We would fight for “grandparents rights”.
Issue is, we are aware it is expensive to use a solicitor and while we will go that route if necessary would rather be able to represent ourselves.
Any advice, experiences etc very welcomed.
5 Replies
I think because it's such a difficult thing to achieve I would use a lawyer as that's your best possible chance.
Legal aid. Or a duty lawyer on the day.
There was a similar question on this page not too long ago from a sister who'd been cut off and she was advised overwhelmingly to try to mend the relationship with *her* sister because the alternative was spending a bunch of time and money and emotional energy fighting over the kids, damaging any chance of reconciliation for possibly no outcome.
What I would say is this:
- no adult has rights to or over a child, family court is about the rights of kids to have safe, meaningful relationships with their family;
- is not seeing you/relatives detrimental to the children's life?

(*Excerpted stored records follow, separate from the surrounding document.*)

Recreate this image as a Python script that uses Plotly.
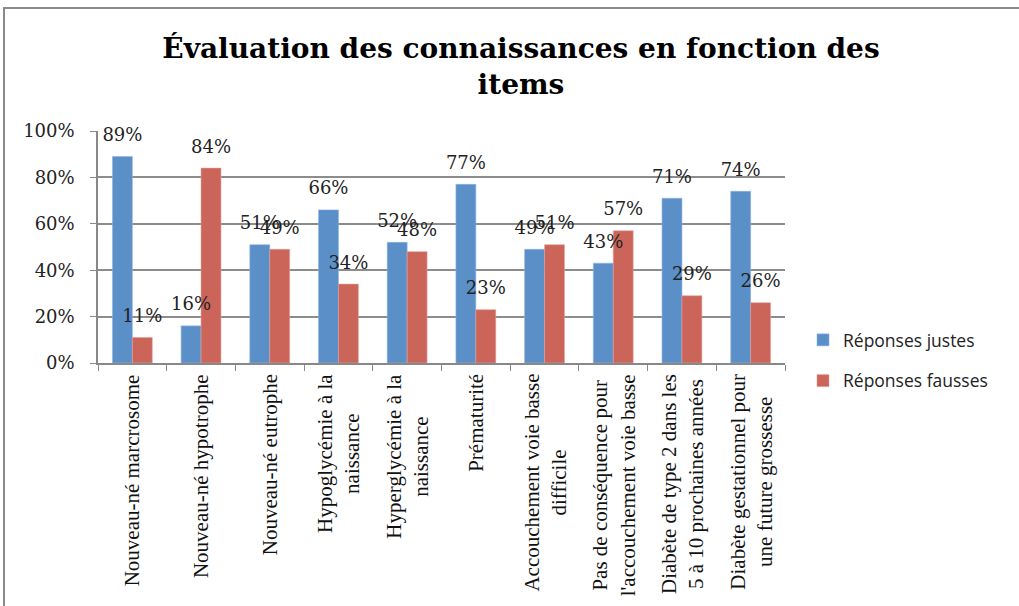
import plotly.graph_objects as go

categories = [
    "Nouveau-né marcrosome",
    "Nouveau-né hypotrophe",
    "Nouveau-né eutrophe",
    "Hypoglycémie à la<br>naissance",
    "Hyperglycémie à la<br>naissance",
    "Prématurité",
    "Accouchement voie basse<br>difficile",
    "Pas de conséquence pour<br>l'accouchement voie basse",
    "Diabète de type 2 dans les<br>5 à 10 prochaines années",
    "Diabète gestationnel pour<br>une future grossesse",
]
reponses_justes = [89, 16, 51, 66, 52, 77, 49, 43, 71, 74]
reponses_fausses = [11, 84, 49, 34, 48, 23, 51, 57, 29, 26]
y_ticks = [0, 20, 40, 60, 80, 100]
y_tick_labels = ["0%", "20%", "40%", "60%", "80%", "100%"]

BLUE = "#5B8FC8"
RED = "#CB6459"
GAP = 0.42
label_font = dict(family="DejaVu Serif", size=18, color="#222")

fig = go.Figure()
series = [
    ("Réponses justes", reponses_justes, BLUE, "#8DB3E2", "a"),
    ("Réponses fausses", reponses_fausses, RED, "#E6A09A", "b"),
]
for name, vals, col, edge, grp in series:
    fig.add_trace(go.Bar(
        x=categories, y=vals, name=name, offsetgroup=grp, legendgroup=grp,
        marker=dict(color=col, line=dict(color=edge, width=0.6)),
        hoverinfo="x+y",
    ))
for name, vals, col, edge, grp in series:
    fig.add_trace(go.Scatter(
        x=categories, y=vals, offsetgroup=grp, mode="markers+text",
        text=[f"{v}%" for v in vals], textposition="top center",
        textfont=label_font, marker=dict(size=16, opacity=0, color=col),
        cliponaxis=False, showlegend=False, hoverinfo="skip",
    ))

# category labels (rotated, lines centred like the original)
for c in categories:
    fig.add_annotation(
        x=c, xref="x", y=0, yref="paper", yshift=-9,
        text=c, textangle=-90, align="center",
        xanchor="center", yanchor="top", showarrow=False,
        font=dict(family="Liberation Serif", size=21, color="#111"),
    )

L, R, T, B = 98, 785, 131, 363
W, H = 1019, 606
pw, ph = R - L, B - T

def px(x):
    return (x - L) / pw

def py(y):
    return (B - y) / ph

fig.update_layout(
    width=W, height=H,
    margin=dict(l=L, r=W - R, t=T, b=H - B, autoexpand=False),
    paper_bgcolor="white", plot_bgcolor="white",
    barmode="group", bargap=GAP, bargroupgap=0,
    scattermode="group", scattergap=GAP,
    title=dict(
        text="Évaluation des connaissances en fonction des<br>items",
        font=dict(family="DejaVu Serif", size=28, color="black", weight="bold"),
        x=px(521), xref="paper", xanchor="center",
        y=1 - 58 / H, yref="container", yanchor="middle",
    ),
    xaxis=dict(
        type="category", showticklabels=False,
        showline=True, linecolor="#888", linewidth=1.5,
        ticks="outside", tickson="boundaries", ticklen=6, tickcolor="#888",
        showgrid=False,
    ),
    yaxis=dict(
        range=[0, 100], tickvals=y_ticks, ticktext=y_tick_labels,
        tickfont=dict(family="DejaVu Serif", size=18, color="#222"),
        ticklabelstandoff=12,
        showline=True, linecolor="#888", linewidth=1.5,
        ticks="outside", ticklen=6, tickcolor="#888",
        showgrid=True, gridcolor="#8c8c8c", gridwidth=1.5,
        zeroline=False,
    ),
    legend=dict(
        x=px(803), y=py(322), xanchor="left", yanchor="top",
        font=dict(family="Open Sans", size=17.5, color="#222"),
        tracegroupgap=15, bgcolor="rgba(0,0,0,0)",
    ),
    showlegend=True,
)

fig.add_shape(
    type="rect", xref="paper", yref="paper",
    x0=px(4), x1=px(1030), y0=py(8), y1=py(620),
    line=dict(color="#8a8a8a", width=2), fillcolor="rgba(0,0,0,0)", layer="below",
)

fig.write_html("out.html", config={"displayModeBar": False},
               post_script="document.body.style.margin='0';")
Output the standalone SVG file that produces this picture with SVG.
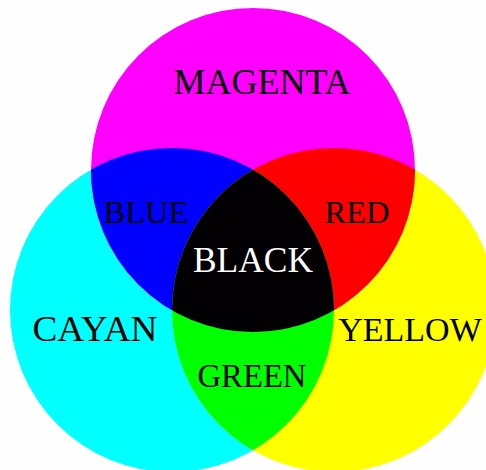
<svg xmlns="http://www.w3.org/2000/svg" width="486" height="470" viewBox="0 0 486 470">
<style>
text{font-family:"Liberation Serif","Times New Roman",serif;fill:#000;text-anchor:middle}
.w{fill:#fff}
</style>
<defs>
<clipPath id="cm"><circle cx="253" cy="170" r="162"/></clipPath>
<clipPath id="cc"><circle cx="172" cy="310" r="162"/></clipPath>
</defs>
<rect width="486" height="470" fill="#fdfefd"/>
<g id="cyan"><circle cx="172" cy="310" r="162" fill="#00ffff"/></g>
<g id="yellow"><circle cx="334" cy="310" r="162" fill="#ffff00"/></g>
<g id="magenta"><circle cx="253" cy="170" r="162" fill="#ff00ff"/></g>
<g id="blue" clip-path="url(#cm)"><circle cx="172" cy="310" r="162" fill="#0000ff"/></g>
<g id="red" clip-path="url(#cm)"><circle cx="334" cy="310" r="162" fill="#ff0000"/></g>
<g id="green" clip-path="url(#cc)"><circle cx="334" cy="310" r="162" fill="#00ff00"/></g>
<g id="black" clip-path="url(#cm)"><g clip-path="url(#cc)"><circle cx="334" cy="310" r="162" fill="#020002"/></g></g>
<g id="labels">
<text x="262" y="94" font-size="36" textLength="177" lengthAdjust="spacingAndGlyphs">MAGENTA</text>
<text x="146" y="223" font-size="32" textLength="85" lengthAdjust="spacingAndGlyphs">BLUE</text>
<text x="357" y="223" font-size="32" textLength="65" lengthAdjust="spacingAndGlyphs">RED</text>
<text class="w" x="253" y="272" font-size="35" textLength="120" lengthAdjust="spacingAndGlyphs">BLACK</text>
<text x="95" y="341" font-size="36" textLength="125" lengthAdjust="spacingAndGlyphs">CAYAN</text>
<text x="410" y="341" font-size="34">YELLOW</text>
<text x="252" y="387" font-size="33" textLength="109" lengthAdjust="spacingAndGlyphs">GREEN</text>
</g>
</svg>
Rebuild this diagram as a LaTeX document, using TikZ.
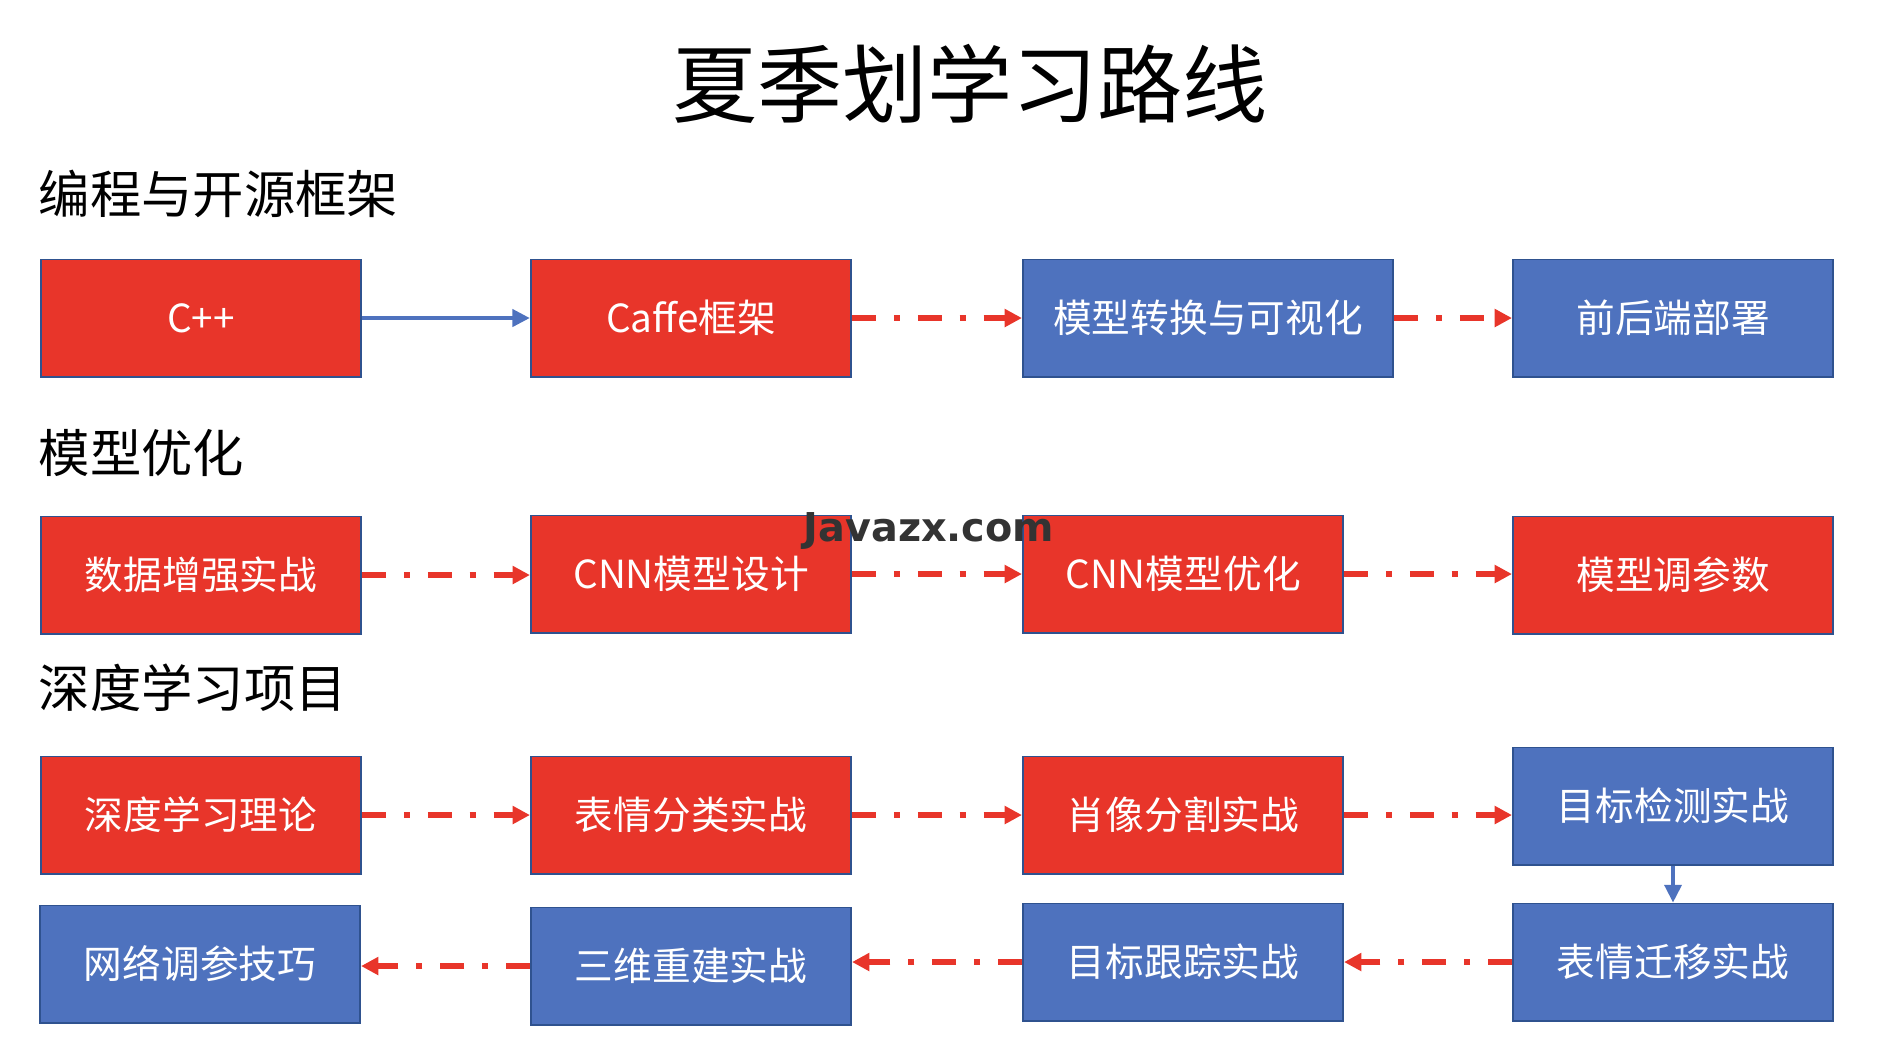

Or is this about you/your mum thinking you're entitled to a relationship with this child?
- if you go ahead, consider that you'd likely be putting this child through a lot, they'll interview him and figure out whether this is in his best interests
- you may lose any hope or chance for a reconciliation with his dad/your brother(?)
Is it worth it?
Agree, I would be doing a lot of reading about how past cases have gone. There are a lot of people out here who have cut contact with family, court doesn’t usually give visitation for this - it’s disruptive for the child’s life, not beneficial.
I also agree to think carefully if you’re considering the child or your own wants. I know you feel you can offer a positive relationship, but with this roadblock, that’s not enough because you also have to consider the court orders and visitation and care issues, you can’t just take someone’s kid, even people who were married for years and on the same page have strict coparenting conditions in their orders.
And then on the flip side, you also hear about extended family who report children of concern repeatedly to facs but can’t do anything and have to manipulate the parent to make sure they can see the child and see how they are physically. Court doesn’t order it.
I don’t think you’ll see success taking this route.
Don’t put that poor child through this saga. Try and mend the relationship and go from there as the father has his reasons and you should respect that.
If my “mother” tried this on me I’d fight hell and high waters to stop it so my kids didn’t have to be apart of this shit fight.